Written exercise – Look for the line containing "Recreate this image" and the line containing "const ticksB = [0, 1, 2, 3, 4];"; retype them and all lines between, exactly, and leave out the pictures.

**** Input

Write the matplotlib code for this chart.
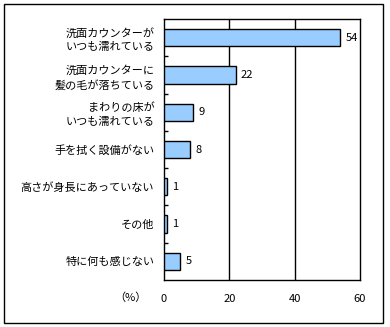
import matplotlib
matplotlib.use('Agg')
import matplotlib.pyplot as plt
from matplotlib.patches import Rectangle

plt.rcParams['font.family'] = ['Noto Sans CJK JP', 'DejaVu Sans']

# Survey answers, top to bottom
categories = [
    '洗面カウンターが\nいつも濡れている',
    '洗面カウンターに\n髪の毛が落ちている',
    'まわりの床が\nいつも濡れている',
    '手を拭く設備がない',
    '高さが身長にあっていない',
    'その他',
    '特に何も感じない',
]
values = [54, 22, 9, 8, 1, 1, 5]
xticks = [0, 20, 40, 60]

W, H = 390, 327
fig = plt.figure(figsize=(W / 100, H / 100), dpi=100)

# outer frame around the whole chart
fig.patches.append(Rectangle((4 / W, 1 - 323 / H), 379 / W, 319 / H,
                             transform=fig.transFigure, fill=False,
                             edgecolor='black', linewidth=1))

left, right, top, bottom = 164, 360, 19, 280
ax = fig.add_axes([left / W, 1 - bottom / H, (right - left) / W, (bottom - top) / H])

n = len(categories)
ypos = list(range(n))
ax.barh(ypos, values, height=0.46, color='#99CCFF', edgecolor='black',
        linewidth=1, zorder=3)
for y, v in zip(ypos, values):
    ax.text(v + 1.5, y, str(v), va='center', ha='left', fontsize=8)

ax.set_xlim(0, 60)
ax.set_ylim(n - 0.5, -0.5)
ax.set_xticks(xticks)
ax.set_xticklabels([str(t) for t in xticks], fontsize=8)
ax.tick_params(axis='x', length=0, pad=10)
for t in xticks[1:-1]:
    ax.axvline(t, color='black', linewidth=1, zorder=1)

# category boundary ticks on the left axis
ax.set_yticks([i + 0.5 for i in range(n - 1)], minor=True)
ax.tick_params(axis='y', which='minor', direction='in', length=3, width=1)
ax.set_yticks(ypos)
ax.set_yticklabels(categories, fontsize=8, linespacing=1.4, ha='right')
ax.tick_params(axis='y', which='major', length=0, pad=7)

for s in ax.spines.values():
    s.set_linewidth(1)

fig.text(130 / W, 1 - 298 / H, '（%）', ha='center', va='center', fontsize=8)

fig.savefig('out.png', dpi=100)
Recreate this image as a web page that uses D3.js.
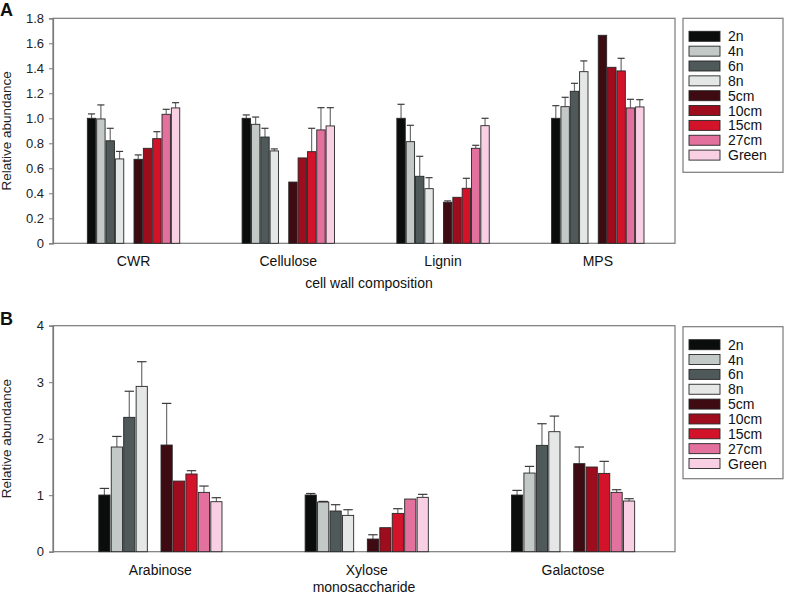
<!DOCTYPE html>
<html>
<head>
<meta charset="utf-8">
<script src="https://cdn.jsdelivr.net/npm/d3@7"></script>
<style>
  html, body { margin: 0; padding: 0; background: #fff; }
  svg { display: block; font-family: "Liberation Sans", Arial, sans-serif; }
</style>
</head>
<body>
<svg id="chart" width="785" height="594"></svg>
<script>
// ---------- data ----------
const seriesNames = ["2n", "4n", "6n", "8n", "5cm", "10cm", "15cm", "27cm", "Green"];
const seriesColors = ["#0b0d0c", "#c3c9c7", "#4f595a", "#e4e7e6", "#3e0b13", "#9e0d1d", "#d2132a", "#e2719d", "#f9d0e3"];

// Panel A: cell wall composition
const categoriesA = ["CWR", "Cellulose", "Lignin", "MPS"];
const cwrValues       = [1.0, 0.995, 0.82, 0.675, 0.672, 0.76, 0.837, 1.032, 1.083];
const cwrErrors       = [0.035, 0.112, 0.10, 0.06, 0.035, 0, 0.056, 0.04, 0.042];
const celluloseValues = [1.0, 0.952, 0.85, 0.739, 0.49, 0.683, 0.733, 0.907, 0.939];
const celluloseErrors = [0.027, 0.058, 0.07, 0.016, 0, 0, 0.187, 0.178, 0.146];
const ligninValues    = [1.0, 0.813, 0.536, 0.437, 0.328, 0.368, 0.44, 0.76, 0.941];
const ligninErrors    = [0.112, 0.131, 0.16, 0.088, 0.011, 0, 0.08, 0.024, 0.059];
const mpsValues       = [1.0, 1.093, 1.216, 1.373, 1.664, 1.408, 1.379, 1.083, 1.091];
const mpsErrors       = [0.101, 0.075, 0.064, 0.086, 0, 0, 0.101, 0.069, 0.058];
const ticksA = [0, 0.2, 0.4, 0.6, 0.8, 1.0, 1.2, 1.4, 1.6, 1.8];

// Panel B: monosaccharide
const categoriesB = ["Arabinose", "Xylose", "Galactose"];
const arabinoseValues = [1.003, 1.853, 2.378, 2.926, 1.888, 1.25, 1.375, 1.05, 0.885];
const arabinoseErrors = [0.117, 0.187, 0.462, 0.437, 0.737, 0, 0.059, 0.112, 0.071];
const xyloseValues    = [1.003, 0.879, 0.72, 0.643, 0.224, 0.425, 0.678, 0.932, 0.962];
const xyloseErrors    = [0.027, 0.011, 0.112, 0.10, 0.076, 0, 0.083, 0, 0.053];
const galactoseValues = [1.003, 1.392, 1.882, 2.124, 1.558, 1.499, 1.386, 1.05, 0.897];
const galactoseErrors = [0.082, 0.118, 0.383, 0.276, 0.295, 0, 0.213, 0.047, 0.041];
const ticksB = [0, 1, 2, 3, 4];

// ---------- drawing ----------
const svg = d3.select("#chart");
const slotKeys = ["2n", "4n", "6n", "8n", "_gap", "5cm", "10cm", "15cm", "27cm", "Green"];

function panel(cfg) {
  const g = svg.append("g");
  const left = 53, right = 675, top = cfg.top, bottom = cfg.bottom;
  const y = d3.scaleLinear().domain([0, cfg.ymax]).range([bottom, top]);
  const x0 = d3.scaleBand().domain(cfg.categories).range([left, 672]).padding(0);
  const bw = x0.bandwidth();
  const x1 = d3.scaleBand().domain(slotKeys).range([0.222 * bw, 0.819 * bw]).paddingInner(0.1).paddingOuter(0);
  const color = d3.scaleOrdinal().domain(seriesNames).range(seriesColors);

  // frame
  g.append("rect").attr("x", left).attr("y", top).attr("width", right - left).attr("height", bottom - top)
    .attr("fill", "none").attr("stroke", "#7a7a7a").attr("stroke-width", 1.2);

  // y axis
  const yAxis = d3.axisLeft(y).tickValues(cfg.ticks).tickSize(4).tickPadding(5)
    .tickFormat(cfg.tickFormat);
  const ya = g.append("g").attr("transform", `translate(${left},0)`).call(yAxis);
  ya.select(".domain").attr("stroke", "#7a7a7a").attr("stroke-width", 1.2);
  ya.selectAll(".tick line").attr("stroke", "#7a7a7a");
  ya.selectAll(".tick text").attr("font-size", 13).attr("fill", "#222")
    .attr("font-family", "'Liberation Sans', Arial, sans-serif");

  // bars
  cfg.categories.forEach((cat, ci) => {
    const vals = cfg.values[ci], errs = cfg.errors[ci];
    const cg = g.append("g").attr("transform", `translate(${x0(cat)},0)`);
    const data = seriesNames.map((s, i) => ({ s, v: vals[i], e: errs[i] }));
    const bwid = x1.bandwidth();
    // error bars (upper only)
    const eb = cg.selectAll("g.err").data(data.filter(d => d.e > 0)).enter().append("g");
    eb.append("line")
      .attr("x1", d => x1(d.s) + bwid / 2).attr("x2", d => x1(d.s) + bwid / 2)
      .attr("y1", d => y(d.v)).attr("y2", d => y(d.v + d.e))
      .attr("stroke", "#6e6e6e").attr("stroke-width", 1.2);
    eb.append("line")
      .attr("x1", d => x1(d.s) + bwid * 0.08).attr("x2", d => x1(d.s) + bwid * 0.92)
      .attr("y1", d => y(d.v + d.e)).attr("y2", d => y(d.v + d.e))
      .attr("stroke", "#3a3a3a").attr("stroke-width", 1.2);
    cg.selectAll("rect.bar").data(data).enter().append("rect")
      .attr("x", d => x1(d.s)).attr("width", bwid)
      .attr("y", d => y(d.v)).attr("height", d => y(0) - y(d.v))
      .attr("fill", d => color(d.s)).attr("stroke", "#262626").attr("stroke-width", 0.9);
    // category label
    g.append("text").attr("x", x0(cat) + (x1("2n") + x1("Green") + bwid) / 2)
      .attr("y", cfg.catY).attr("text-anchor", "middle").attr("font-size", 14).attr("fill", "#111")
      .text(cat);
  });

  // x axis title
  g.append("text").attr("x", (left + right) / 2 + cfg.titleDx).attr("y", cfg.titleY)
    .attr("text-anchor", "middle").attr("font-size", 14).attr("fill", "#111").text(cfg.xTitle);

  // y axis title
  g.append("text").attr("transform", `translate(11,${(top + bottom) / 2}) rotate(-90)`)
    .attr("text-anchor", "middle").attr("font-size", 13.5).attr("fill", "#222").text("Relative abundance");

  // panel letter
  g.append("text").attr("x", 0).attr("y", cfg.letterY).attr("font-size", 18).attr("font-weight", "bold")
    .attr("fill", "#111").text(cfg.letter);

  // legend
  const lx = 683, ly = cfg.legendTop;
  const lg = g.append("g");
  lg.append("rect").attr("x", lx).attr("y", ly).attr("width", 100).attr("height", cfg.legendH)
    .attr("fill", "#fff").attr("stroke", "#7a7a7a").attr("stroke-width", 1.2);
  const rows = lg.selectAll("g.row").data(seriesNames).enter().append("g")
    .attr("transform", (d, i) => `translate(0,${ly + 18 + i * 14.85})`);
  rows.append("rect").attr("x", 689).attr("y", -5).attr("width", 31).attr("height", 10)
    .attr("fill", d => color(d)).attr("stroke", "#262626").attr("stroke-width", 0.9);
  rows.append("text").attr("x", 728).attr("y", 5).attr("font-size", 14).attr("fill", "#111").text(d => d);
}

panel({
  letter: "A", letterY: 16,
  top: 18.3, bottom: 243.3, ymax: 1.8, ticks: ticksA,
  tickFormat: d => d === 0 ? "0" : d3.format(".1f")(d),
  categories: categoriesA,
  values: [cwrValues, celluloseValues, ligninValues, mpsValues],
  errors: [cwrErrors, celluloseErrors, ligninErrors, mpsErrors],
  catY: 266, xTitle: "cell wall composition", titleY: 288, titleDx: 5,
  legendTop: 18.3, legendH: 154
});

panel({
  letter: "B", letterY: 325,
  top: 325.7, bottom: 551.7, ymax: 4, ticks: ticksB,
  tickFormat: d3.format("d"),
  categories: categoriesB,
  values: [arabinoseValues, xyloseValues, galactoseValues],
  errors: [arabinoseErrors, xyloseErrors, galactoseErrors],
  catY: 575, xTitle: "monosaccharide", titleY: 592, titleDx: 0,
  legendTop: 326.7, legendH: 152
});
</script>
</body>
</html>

********

Answer for the task –
Recreate this image as a web page that uses D3.js.
<!DOCTYPE html>
<html>
<head>
<meta charset="utf-8">
<script src="https://cdn.jsdelivr.net/npm/d3@7"></script>
<style>
  html, body { margin: 0; padding: 0; background: #fff; }
  svg { display: block; font-family: "Liberation Sans", Arial, sans-serif; }
</style>
</head>
<body>
<svg id="chart" width="785" height="594"></svg>
<script>
// ---------- data ----------
const seriesNames = ["2n", "4n", "6n", "8n", "5cm", "10cm", "15cm", "27cm", "Green"];
const seriesColors = ["#0b0d0c", "#c3c9c7", "#4f595a", "#e4e7e6", "#3e0b13", "#9e0d1d", "#d2132a", "#e2719d", "#f9d0e3"];

// Panel A: cell wall composition
const categoriesA = ["CWR", "Cellulose", "Lignin", "MPS"];
const cwrValues       = [1.0, 0.995, 0.82, 0.675, 0.672, 0.76, 0.837, 1.032, 1.083];
const cwrErrors       = [0.035, 0.112, 0.10, 0.06, 0.035, 0, 0.056, 0.04, 0.042];
const celluloseValues = [1.0, 0.952, 0.85, 0.739, 0.49, 0.683, 0.733, 0.907, 0.939];
const celluloseErrors = [0.027, 0.058, 0.07, 0.016, 0, 0, 0.187, 0.178, 0.146];
const ligninValues    = [1.0, 0.813, 0.536, 0.437, 0.328, 0.368, 0.44, 0.76, 0.941];
const ligninErrors    = [0.112, 0.131, 0.16, 0.088, 0.011, 0, 0.08, 0.024, 0.059];
const mpsValues       = [1.0, 1.093, 1.216, 1.373, 1.664, 1.408, 1.379, 1.083, 1.091];
const mpsErrors       = [0.101, 0.075, 0.064, 0.086, 0, 0, 0.101, 0.069, 0.058];
const ticksA = [0, 0.2, 0.4, 0.6, 0.8, 1.0, 1.2, 1.4, 1.6, 1.8];

// Panel B: monosaccharide
const categoriesB = ["Arabinose", "Xylose", "Galactose"];
const arabinoseValues = [1.003, 1.853, 2.378, 2.926, 1.888, 1.25, 1.375, 1.05, 0.885];
const arabinoseErrors = [0.117, 0.187, 0.462, 0.437, 0.737, 0, 0.059, 0.112, 0.071];
const xyloseValues    = [1.003, 0.879, 0.72, 0.643, 0.224, 0.425, 0.678, 0.932, 0.962];
const xyloseErrors    = [0.027, 0.011, 0.112, 0.10, 0.076, 0, 0.083, 0, 0.053];
const galactoseValues = [1.003, 1.392, 1.882, 2.124, 1.558, 1.499, 1.386, 1.05, 0.897];
const galactoseErrors = [0.082, 0.118, 0.383, 0.276, 0.295, 0, 0.213, 0.047, 0.041];
const ticksB = [0, 1, 2, 3, 4];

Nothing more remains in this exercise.